When tuning into a SciFi Channel Original movie, you pretty much know what you’re going to get. And LAKE PLACID 2 – airing Saturday at 9 p.m. ET – delivers: Within five minutes, there are mullet references, severed body parts and more ham-fisted actors than you could shake a fist at.
Stick with it another five minutes and you get women stripping down, family dysfunction and Cloris Leachman playing the prerequisite foul-mouthed old lady (her character is the sister of the similarly dispositioned Betty White from the original big-screen flick).
As with most of the channel’s action-packed pics, there’s no time for silly things like character development, so we’re given cardboard caricatures who are both easily identified and disposed of.
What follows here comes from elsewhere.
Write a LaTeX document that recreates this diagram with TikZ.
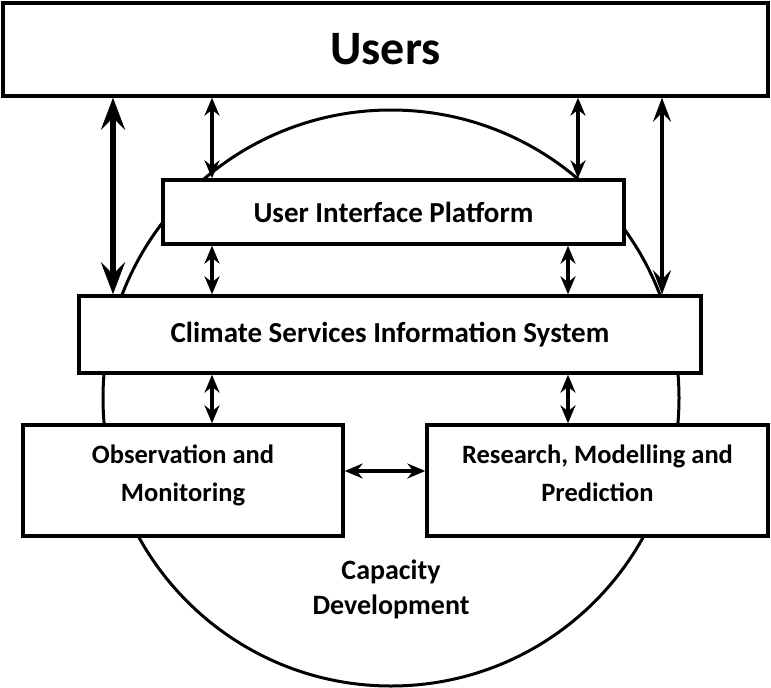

There’s no pretense that we’re here for anything but the carnage… and that’s why the movie works on a certain mindless level.
John Schneider (who has aged so much better than anyone has a right to) plays the good-guy sheriff whose son (Chad Collins) goes from whining about, well, the things every teen in every movie whines about to hanging out with a group of assorted hooligans who might just as well be wearing T-shirts emblazoned with the words “Eat Me!” Throw in an egotistical hunter and his manservant and you’ve got all the makings of a battle royale.
The script is better than you might expect, at least in parts. “You know,” says Schneider at one point, “I never quite understood the whole sport of the hunting thing. I prefer sports where my opponent knows they’re playing.” Of course, for every decent line there’s a guy muttering, “I’m comin’ for you, ya scaly little bastard.” There is, however, at least one majorly missed opportunity: Early on, we are told about a particularly grisly habit croc’s have, and one’s mind can’t help but assume that one will be doing exactly that. But for some reason, the twist never comes to pass.
Still, the performances are universally above average, which is a major compliment considering the genre.
For the most part, the movie plays by the rules one might expect. Death comes to those deserving of punishment (with one notable exception). The more repugnant the person, the bloodier their death. And of course, the oldest sequel-related rule on the books: Always leave ‘em expecting – if not necessarily wanting – more.